On Tue, 5 May 2026, z411 wrote:
Date: Tue, 5 May 2026 12:30:58 -0400 From: z411 <[email protected]> To:
[email protected] Subject: Re: mail account @openbsd.com
On 5/5/26 06:20, Roderick wrote:
Gmail was OK at the beginning, but at some point began to send emails
from my server to spam. I asked google twice and got no answer. I read
and reread their recommendations many times. Till now I do not know why
they do it. Probably they do not want people self hosting and make
their servers unusable.
I've also hosted my personal mail server for many years and I started
noticing that all mails would start going to spam on Gmail recipients. I
eventually changed to a new IP and they started working again. The old
IP got blacklisted at some point, and while it got whitelisted, its
reputation with Gmail probably never recovered.
That said, they still go to spam occasionally with the new clean IP and
I have a hard time understanding why. I like mail servers (probably in a
minority here) so it's frustrating that I get stopped by external
factors, since it seems to be passing rDNS, DKIM and SPF checks.
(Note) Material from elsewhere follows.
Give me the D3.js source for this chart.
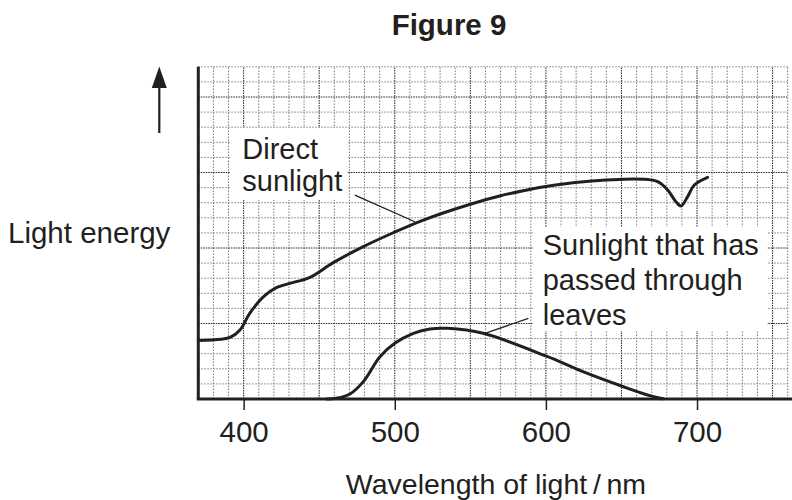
<!DOCTYPE html>
<html><head><meta charset="utf-8">
<script src="https://cdn.jsdelivr.net/npm/d3@7"></script>
<style>body{margin:0;background:#fff}svg{display:block}text{font-family:"Liberation Sans",Arial,sans-serif;fill:#231f20}</style>
</head><body><svg id="c" width="792" height="500"></svg>
<script>
// Data (wavelength nm, relative light energy in grid squares)
const directWavelength = [370,385,391,397.6,404,413,422,430.6,443.9,459.3,479.2,499,518.9,550,570,587.5,599,625,665,674,680.6,686,689.4,693.8,698.2,707];
const directEnergy     = [3.88,3.96,4.08,4.57,5.67,6.77,7.39,7.66,8.06,9.03,10.09,11.01,11.85,12.9,13.46,13.84,14.06,14.39,14.55,14.39,13.84,13.07,12.78,13.40,14.17,14.68];
const leafWavelength = [455,465,470.4,479.2,490.2,500,512.3,523.3,535,558.5,600,624.5,650,668.8,677.6];
const leafEnergy     = [0,0.12,0.33,1.15,2.8,3.69,4.35,4.64,4.68,4.35,2.85,1.81,0.86,0.22,0.02];
const xTicks = [400,500,600,700];
const title = "Figure 9";
const yLabel = "Light energy";
const xLabel = "Wavelength of light\u2009/\u2009nm";
const directLabel = ["Direct","sunlight"];
const leafLabel = ["Sunlight that has","passed through","leaves"];

const svg = d3.select("#c");
const ink = "#231f20";
const x = d3.scaleLinear().domain([370,760]).range([198.3,787.7]);
const y = d3.scaleLinear().domain([0,22]).range([399,66.8]);

// grid
const g = svg.append("g");
d3.range(380,761,10).forEach(v=>{
  const major = v%50===0;
  g.append("line").attr("x1",x(v)).attr("x2",x(v)).attr("y1",y(0)).attr("y2",y(22))
   .attr("stroke",major?"#222":"#7a7a7a").attr("stroke-width",1).attr("stroke-dasharray",major?"1.5,1":"1.5,1.5");
});
d3.range(1,23,1).forEach(v=>{
  const major = v%5===0;
  g.append("line").attr("x1",x(370)).attr("x2",x(760)).attr("y1",y(v)).attr("y2",y(v))
   .attr("stroke",major?"#222":"#7a7a7a").attr("stroke-width",1).attr("stroke-dasharray",major?"1.5,1":"1.5,1.5");
});

// label backgrounds
svg.append("rect").attr("x",x(391)).attr("y",y(17.95)).attr("width",x(468.4)-x(391)).attr("height",y(13.18)-y(17.95)).attr("fill","#fff");
svg.append("rect").attr("x",x(591.5)).attr("y",y(11.39)).attr("width",x(746.4)-x(591.5)).attr("height",y(4.5)-y(11.39)).attr("fill","#fff");

// axes
const xAxis = d3.axisBottom(x).tickValues(xTicks).tickSize(11).tickFormat(d3.format("d"));
const ax = svg.append("g").attr("transform",`translate(0,${y(0)})`).call(xAxis);
ax.select(".domain").remove();
ax.selectAll(".tick line").attr("stroke",ink).attr("stroke-width",1.5);
ax.selectAll(".tick text").attr("font-size",29.5).attr("y",22).attr("dy","0.71em").style("fill",ink)
  .attr("font-family","'Liberation Sans',Arial,sans-serif");
svg.append("line").attr("x1",x(370)-1.5).attr("x2",792).attr("y1",y(0)).attr("y2",y(0)).attr("stroke",ink).attr("stroke-width",3);
svg.append("line").attr("x1",x(370)).attr("x2",x(370)).attr("y1",y(0)).attr("y2",y(22)).attr("stroke",ink).attr("stroke-width",3);

// curves
const line = d3.line().x(d=>x(d[0])).y(d=>y(d[1])).curve(d3.curveCatmullRom.alpha(0.5));
svg.append("path").datum(d3.zip(directWavelength,directEnergy)).attr("d",line)
  .attr("fill","none").attr("stroke",ink).attr("stroke-width",3).attr("stroke-linecap","round");
svg.append("path").datum(d3.zip(leafWavelength,leafEnergy)).attr("d",line)
  .attr("fill","none").attr("stroke",ink).attr("stroke-width",3).attr("stroke-linecap","round");

// pointer lines
svg.append("line").attr("x1",x(473.6)).attr("y1",y(13.5)).attr("x2",x(513.3)).attr("y2",y(11.74)).attr("stroke",ink).attr("stroke-width",1.3);
svg.append("line").attr("x1",x(588.4)).attr("y1",y(5.34)).attr("x2",x(559.7)).attr("y2",y(4.35)).attr("stroke",ink).attr("stroke-width",1.3);

// label text
const dl = [15.87,13.75];
directLabel.forEach((t,i)=>svg.append("text").attr("x",x(399.1)).attr("y",y(dl[i])).attr("font-size",29).text(t));
const ll = [9.54,7.22,4.9];
leafLabel.forEach((t,i)=>svg.append("text").attr("x",x(597.9)).attr("y",y(ll[i])).attr("font-size",29).text(t));

// titles
svg.append("text").attr("x",449).attr("y",35).attr("text-anchor","middle").attr("font-size",29.5).attr("font-weight","bold").text(title);
svg.append("text").attr("x",8).attr("y",243).attr("font-size",29.5).text(yLabel);
svg.append("text").attr("x",496).attr("y",494).attr("text-anchor","middle").attr("font-size",28.5).text(xLabel);

// arrow
svg.append("line").attr("x1",159.3).attr("x2",159.3).attr("y1",133).attr("y2",80).attr("stroke",ink).attr("stroke-width",2.2);
svg.append("path").attr("d","M159.3,66.5 L151.8,88 L166.8,88 Z").attr("fill",ink);
</script></body></html>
I have noticed that when I send some log files from my servers to gmail,
they get flagged as spam. I guess that they think that a server with no
regular users is not considered to be a legitimate source of mail.
I have often wondered why so few e-mail servers use IPv6. From what I have
read, gmail is one of the few that can use IPv6, but if you send e-mail to
gmail using IPv6, the messages are treated as spam. I readily admit that I
have not tested this myself, yet.
It could be worse, though. I don't thnk that many people realize that you
can sometimes send e-mail to SMS messages on your cell phone. For verizon,
you just send it to the telephone number @vtext.com or @vzwpix.com. For
example, if you telephone number as (123) 456-7890 with Verizon, you would
send it to [email protected]. It is limited to 140 characters. The big
problem was that after something like 4 or 5 messages, it would filter
them out. That makes gmail look much better in comparison.